Namun pada saat ini, wayang sudah banyak ditinggalkan oleh masyarakat Cirebon khususnya. Wayang yang seharusnya dikembangkan, kini malah tergantikan oleh wayang-wayang dari Barat.
Seaseme Street yang merupakan acara untuk anak-anak, ternyata mengadopsi model alatnya dari wayang. Namun bentuk dan tokoh yang berbeda. Ini adalah salah satu teknik kaum Barat dalam mengikis budaya dan karakter bangsa kita. Masyarakat Indonesia dibuat lupa terhadap budayanya dan berganti kepada Budaya Barat. Acara Seaseme Street bahkan diadopsi oleh sebagian kalangan di Indonesia menjadi acara Jalan Sesama dan menggunakan bahasa Indonesia. Padahal, Indonesia sudah sejak lama punya warisan budaya yang disebut wayang. Bahkan jika kita amati, wayang asli Indonesia lebih kaya makna, nasihat, dan sejarah yang tinggi.

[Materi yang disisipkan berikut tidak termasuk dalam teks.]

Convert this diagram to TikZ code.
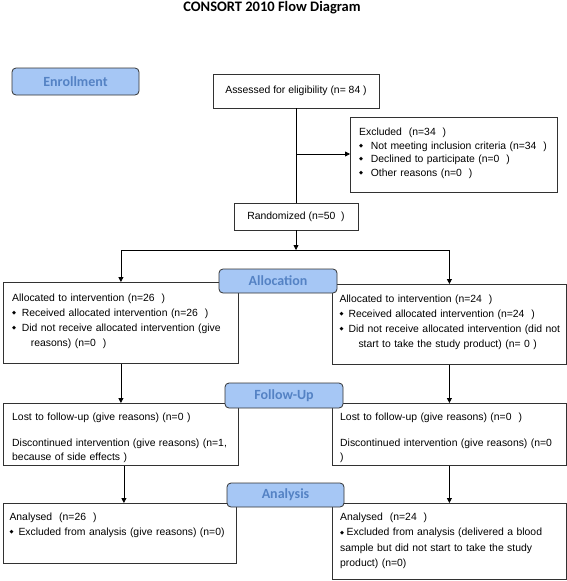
\documentclass[tikz,border=0pt]{standalone}
\usepackage{fontspec}
\setmainfont{Liberation Sans}
\newfontfamily\calfont{Carlito}
\newfontfamily\djv{DejaVu Sans}
\usetikzlibrary{arrows.meta}
\definecolor{lblfill}{RGB}{166,199,245}
\definecolor{lbltext}{RGB}{84,130,196}
\definecolor{edgegray}{RGB}{50,50,50}
\newcommand\bul{\raisebox{1.6pt}{\djv\fontsize{5.2}{6}\selectfont ◆}}
\newcommand\bl[1]{\makebox[#1][l]{\bul}}
\begin{document}
\begin{tikzpicture}[x=1pt,y=-1pt,
  box/.style={draw=edgegray, line width=0.8pt, fill=white, inner sep=0pt,
    font=\fontsize{10.4}{13.5}\selectfont},
  txt/.style={inner sep=0pt, anchor=base west, align=left, text width=250pt},
  stage/.style={draw=edgegray, line width=0.8pt, fill=lblfill, rounded corners=4pt,
    text=lbltext, font=\calfont\bfseries\fontsize{14}{16}\selectfont, inner sep=0pt},
  conn/.style={draw=black, line width=0.8pt},
  arr/.style={conn, -{Triangle[length=5pt,width=5pt]}}]
\useasboundingbox (0,0) rectangle (567,581);

\node[font=\calfont\bfseries\fontsize{14.5}{16}\selectfont] (title) at (272,7.5) {CONSORT 2010 Flow Diagram};

% boxes
\node[box, minimum width=166pt, minimum height=34pt] (assess) at (296,91) {Assessed for eligibility (n= 84 )};
\node[box, anchor=north west, minimum width=207pt, minimum height=75pt] (excl) at (350,117) {};
\node[txt, font=\fontsize{10.4}{13.5}\selectfont] (exclt) at (359,135.5)
  {Excluded~~(n=34~~)\\
   \bl{11.7pt}Not meeting inclusion criteria (n=34~~)\\
   \bl{11.7pt}Declined to participate (n=0~~)\\
   \bl{11.7pt}Other reasons (n=0~~)};
\node[box, minimum width=124pt, minimum height=27pt] (rand) at (296,216.5) {Randomized (n=50~~)};

\node[box, anchor=north west, minimum width=235pt, minimum height=81pt] (la) at (3,282) {};
\node[txt, font=\fontsize{10.4}{15}\selectfont] (lat) at (12,301.5)
  {Allocated to intervention (n=26~~)\\
   \bl{9.7pt}Received allocated intervention (n=26~~)\\
   \bl{9.7pt}Did not receive allocated intervention (give\\
   \hspace*{18.7pt}reasons) (n=0~~)};
\node[box, anchor=north west, minimum width=234pt, minimum height=80pt] (ra) at (332,284) {};
\node[txt, font=\fontsize{10.4}{15}\selectfont] (rat) at (339.3,302.5)
  {Allocated to intervention (n=24~~)\\
   \bl{9pt}Received allocated intervention (n=24~~)\\
   \bl{9pt}Did not receive allocated intervention (did not\\
   \hspace*{19pt}start to take the study product) (n= 0 )};

\node[box, anchor=north west, minimum width=235pt, minimum height=62pt] (lf) at (3,403) {};
\node[txt, font=\fontsize{10.4}{13.5}\selectfont] (lft) at (12,420.5)
  {Lost to follow-up (give reasons) (n=0 )\\[12.5pt]
   Discontinued intervention (give reasons) (n=1,\\
   because of side effects )};
\node[box, anchor=north west, minimum width=234pt, minimum height=62pt] (rf) at (332,403) {};
\node[txt, font=\fontsize{10.4}{13.5}\selectfont] (rft) at (340,420.5)
  {Lost to follow-up (give reasons) (n=0~~)\\[12.5pt]
   Discontinued intervention (give reasons) (n=0\\
   )};

\node[box, anchor=north west, minimum width=233pt, minimum height=60pt] (lan) at (3,503) {};
\node[txt, font=\fontsize{10.4}{15}\selectfont] (lant) at (9.3,520.5)
  {Analysed~~(n=26~~)\\
   \bl{9pt}Excluded from analysis (give reasons) (n=0)};
\node[box, anchor=north west, minimum width=234pt, minimum height=76pt] (ran) at (332,503) {};
\node[txt, font=\fontsize{10.4}{15.3}\selectfont] (rant) at (340,520.5)
  {Analysed~~(n=24~~)\\
   \bl{6.5pt}Excluded from analysis (delivered a blood\\
   sample but did not start to take the study\\
   product) (n=0)};

% connectors
\coordinate (j) at (296,154);
\coordinate (split) at (296,250);
\draw[conn] (assess.south) -- (assess.south |- rand.north);
\draw[arr] (j) -- (j -| excl.west);
\draw[arr] (rand.south) -- (split);
\draw[arr] (split) -| (la.north);
\draw[arr] (split) -| (ra.north);
\draw[arr] (la.south) -- (lf.north);
\draw[arr] (ra.south) -- (rf.north);
\draw[arr] ([xshift=3pt]lf.south) -- ([xshift=3pt]lf.south |- lan.north);
\draw[arr] (rf.south) -- (ran.north);

% stage labels
\node[stage, minimum width=127pt, minimum height=27pt] (enr) at (75.5,81.5) {Enrollment};
\node[stage, minimum width=118pt, minimum height=24pt] (alloc) at (278,281) {Allocation};
\node[stage, minimum width=118pt, minimum height=25pt] (fu) at (284,395.5) {Follow-Up};
\node[stage, minimum width=117pt, minimum height=24pt] (ana) at (285.5,495) {Analysis};
\end{tikzpicture}
\end{document}
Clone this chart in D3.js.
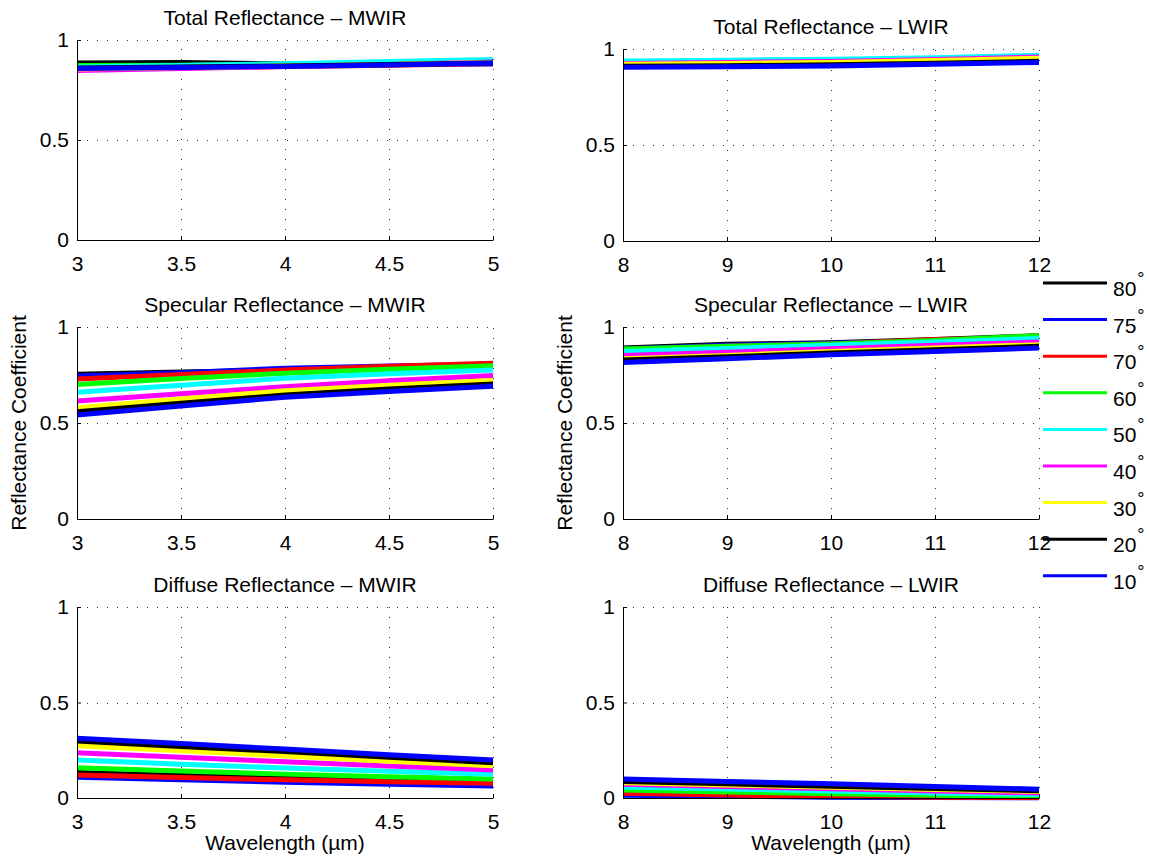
<!DOCTYPE html>
<html><head><meta charset="utf-8">
<script src="https://cdn.jsdelivr.net/npm/d3@7"></script>
<style>
body{margin:0;background:#fff;}
text{font-family:"Liberation Sans",Arial,Helvetica,sans-serif;fill:#000;}
</style>
</head><body>
<svg id="c" width="1149" height="860"></svg>
<script>
// ---------------- data ----------------
const angles = ["80", "75", "70", "60", "50", "40", "30", "20", "10"];
const seriesColors = ["#000000", "#0000ff", "#ff0000", "#00ff00", "#00ffff", "#ff00ff", "#ffff00", "#000000", "#0000ff"];

const mwirWavelength = [3, 3.5, 4, 4.5, 5];
const lwirWavelength = [8, 9, 10, 11, 12];
const mwirTicks = [3, 3.5, 4, 4.5, 5];
const lwirTicks = [8, 9, 10, 11, 12];
const reflTicks = [0, 0.5, 1];

const panelTitles = [
  "Total Reflectance \u2013 MWIR", "Total Reflectance \u2013 LWIR",
  "Specular Reflectance \u2013 MWIR", "Specular Reflectance \u2013 LWIR",
  "Diffuse Reflectance \u2013 MWIR", "Diffuse Reflectance \u2013 LWIR"
];
const xLabel = "Wavelength (\u00b5m)";
const yLabel = "Reflectance Coefficient";

// each row: one series per angle (80,75,70,60,50,40,30,20,10)
const totalMWIR = [
  [0.885, 0.887, 0.880, 0.885, 0.888],
  [0.865, 0.868, 0.873, 0.878, 0.880],
  [0.855, 0.860, 0.868, 0.874, 0.882],
  [0.872, 0.874, 0.879, 0.886, 0.895],
  [0.865, 0.872, 0.881, 0.892, 0.903],
  [0.848, 0.858, 0.868, 0.878, 0.890],
  [0.855, 0.862, 0.870, 0.878, 0.887],
  [0.860, 0.865, 0.870, 0.877, 0.885],
  [0.857, 0.862, 0.868, 0.875, 0.885]
];
const totalLWIR = [
  [0.925, 0.930, 0.935, 0.945, 0.955],
  [0.915, 0.918, 0.922, 0.930, 0.940],
  [0.912, 0.915, 0.918, 0.925, 0.935],
  [0.930, 0.933, 0.938, 0.947, 0.957],
  [0.938, 0.942, 0.947, 0.955, 0.967],
  [0.925, 0.930, 0.935, 0.945, 0.958],
  [0.920, 0.925, 0.930, 0.940, 0.952],
  [0.910, 0.913, 0.918, 0.926, 0.936],
  [0.905, 0.908, 0.912, 0.920, 0.930]
];
const specularMWIR = [
  [0.754, 0.765, 0.775, 0.790, 0.800],
  [0.745, 0.762, 0.785, 0.797, 0.806],
  [0.729, 0.752, 0.776, 0.795, 0.811],
  [0.701, 0.732, 0.759, 0.780, 0.798],
  [0.660, 0.697, 0.733, 0.756, 0.776],
  [0.614, 0.652, 0.689, 0.720, 0.747],
  [0.580, 0.625, 0.668, 0.697, 0.722],
  [0.559, 0.603, 0.646, 0.677, 0.703],
  [0.542, 0.589, 0.634, 0.664, 0.691]
];
const specularLWIR = [
  [0.890, 0.910, 0.918, 0.935, 0.955],
  [0.885, 0.905, 0.915, 0.930, 0.950],
  [0.880, 0.900, 0.912, 0.935, 0.945],
  [0.885, 0.900, 0.912, 0.930, 0.955],
  [0.872, 0.888, 0.905, 0.922, 0.940],
  [0.852, 0.868, 0.887, 0.905, 0.922],
  [0.835, 0.852, 0.872, 0.890, 0.908],
  [0.828, 0.845, 0.865, 0.882, 0.900],
  [0.815, 0.835, 0.855, 0.873, 0.890]
];
const diffuseMWIR = [
  [0.133, 0.118, 0.105, 0.094, 0.085],
  [0.108, 0.095, 0.083, 0.072, 0.063],
  [0.120, 0.107, 0.095, 0.085, 0.077],
  [0.159, 0.142, 0.125, 0.111, 0.099],
  [0.199, 0.177, 0.157, 0.140, 0.124],
  [0.237, 0.213, 0.190, 0.168, 0.147],
  [0.274, 0.248, 0.220, 0.193, 0.169],
  [0.298, 0.270, 0.243, 0.213, 0.185],
  [0.313, 0.285, 0.256, 0.226, 0.199]
];
const diffuseLWIR = [
  [0.020, 0.012, 0.006, 0.003, 0.002],
  [0.015, 0.009, 0.004, 0.002, 0.001],
  [0.025, 0.016, 0.009, 0.004, 0.002],
  [0.042, 0.032, 0.022, 0.014, 0.008],
  [0.058, 0.047, 0.036, 0.026, 0.018],
  [0.072, 0.060, 0.048, 0.036, 0.026],
  [0.080, 0.068, 0.056, 0.045, 0.034],
  [0.086, 0.074, 0.062, 0.050, 0.038],
  [0.099, 0.087, 0.074, 0.060, 0.046]
];

// ---------------- layout ----------------
const FONT = 21;
const svg = d3.select("#c");
svg.append("rect").attr("width", 1149).attr("height", 860).attr("fill", "#fff");

const colDefs = [
  {x0: 77, x1: 493, domain: [3, 5], ticks: mwirTicks, wl: mwirWavelength},
  {x0: 623, x1: 1039, domain: [8, 12], ticks: lwirTicks, wl: lwirWavelength}
];
const rowDefs = [
  [{y0: 40, y1: 240}, {y0: 49, y1: 241}],
  [{y0: 327, y1: 519}, {y0: 327, y1: 519}],
  [{y0: 607, y1: 798}, {y0: 607, y1: 798}]
];
const panelData = [[totalMWIR, totalLWIR], [specularMWIR, specularLWIR], [diffuseMWIR, diffuseLWIR]];

rowDefs.forEach((row, r) => {
  row.forEach((box, c) => {
    const col = colDefs[c];
    const x = d3.scaleLinear().domain(col.domain).range([col.x0, col.x1]);
    const y = d3.scaleLinear().domain([0, 1]).range([box.y1, box.y0]);
    const g = svg.append("g");

    // grid (dotted)
    const grid = g.append("g").attr("stroke", "#333").attr("stroke-width", 1)
      .attr("stroke-dasharray", "1,9").attr("shape-rendering", "crispEdges");
    col.ticks.forEach(t => {
      grid.append("line").attr("x1", Math.round(x(t)) + 0.5).attr("x2", Math.round(x(t)) + 0.5)
        .attr("y1", box.y1).attr("y2", box.y0);
    });
    reflTicks.forEach(t => {
      grid.append("line").attr("y1", Math.round(y(t)) + 0.5).attr("y2", Math.round(y(t)) + 0.5)
        .attr("x1", col.x0).attr("x2", col.x1);
    });

    // series
    const line = d3.line().x((d, i) => x(col.wl[i])).y(d => y(d));
    panelData[r][c].forEach((vals, k) => {
      g.append("path").attr("d", line(vals)).attr("fill", "none")
        .attr("stroke", seriesColors[k]).attr("stroke-width", 5)
        .attr("stroke-linejoin", "round");
    });

    // axes
    const xa = g.append("g").attr("transform", `translate(0,${box.y1})`)
      .call(d3.axisBottom(x).tickValues(col.ticks).tickSizeInner(-4).tickSizeOuter(0)
        .tickPadding(16).tickFormat(d => String(d)));
    const ya = g.append("g").attr("transform", `translate(${col.x0},0)`)
      .call(d3.axisLeft(y).tickValues(reflTicks).tickSizeInner(-4).tickSizeOuter(0)
        .tickPadding(8).tickFormat(d => String(d)));
    [xa, ya].forEach(a => {
      a.selectAll("text").attr("font-size", FONT).attr("font-family", "Liberation Sans, Arial, sans-serif").attr("fill", "#000");
      a.selectAll("path,line").attr("stroke", "#000").attr("stroke-width", 1);
    });

    // title
    g.append("text").attr("x", (col.x0 + col.x1) / 2).attr("y", box.y0 - 15)
      .attr("text-anchor", "middle").attr("font-size", FONT).text(panelTitles[r * 2 + c]);

    if (r === 1) {
      g.append("text").attr("transform", `translate(${col.x0 - 51},${(box.y0 + box.y1) / 2}) rotate(-90)`)
        .attr("text-anchor", "middle").attr("font-size", FONT).text(yLabel);
    }
    if (r === 2) {
      g.append("text").attr("x", (col.x0 + col.x1) / 2).attr("y", box.y1 + 52)
        .attr("text-anchor", "middle").attr("font-size", FONT).text(xLabel);
    }
  });
});

// legend
const legend = svg.append("g");
angles.forEach((a, i) => {
  const ly = 283 + i * 36.6;
  legend.append("line").attr("x1", 1043).attr("x2", 1107).attr("y1", ly).attr("y2", ly)
    .attr("stroke", seriesColors[i]).attr("stroke-width", 3);
  const t = legend.append("text").attr("x", 1113).attr("y", ly + 13).attr("font-size", FONT);
  t.append("tspan").text(a);
  t.append("tspan").attr("font-size", 18).attr("dx", 1).attr("dy", -11).text("\u00b0");
});
</script>
</body></html>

Sudah saatnya generasi muda mulai mengkaji, melestarikan, dan memunculkan kembali budaya dan adat istiadat kita sebagai karakter bangsa. Bangsa Indonesia yang kaya budaya, SDA, SDM, dan peninggalan sejarah. Saya yakin, jika nilai-nilai budaya, SDA, SDM, dan lainya diolah dengan maksimal Indonesia dapat menjadi negara yang dihargai, dihormati, dan disegani di mata dunia. Seperti pada saat Presiden Soekarno dengan percaya diri menyatakan keluar dari PBB. Presiden pertama kita percaya denga sepenuh hati bahwa rakyatnya mampu berdiri dan membangun tanpa harus bergantung kepada pihak asing. Bangkitlah Bangsa Indonesia dan genggamlah dunia. Negeri ini milik kita.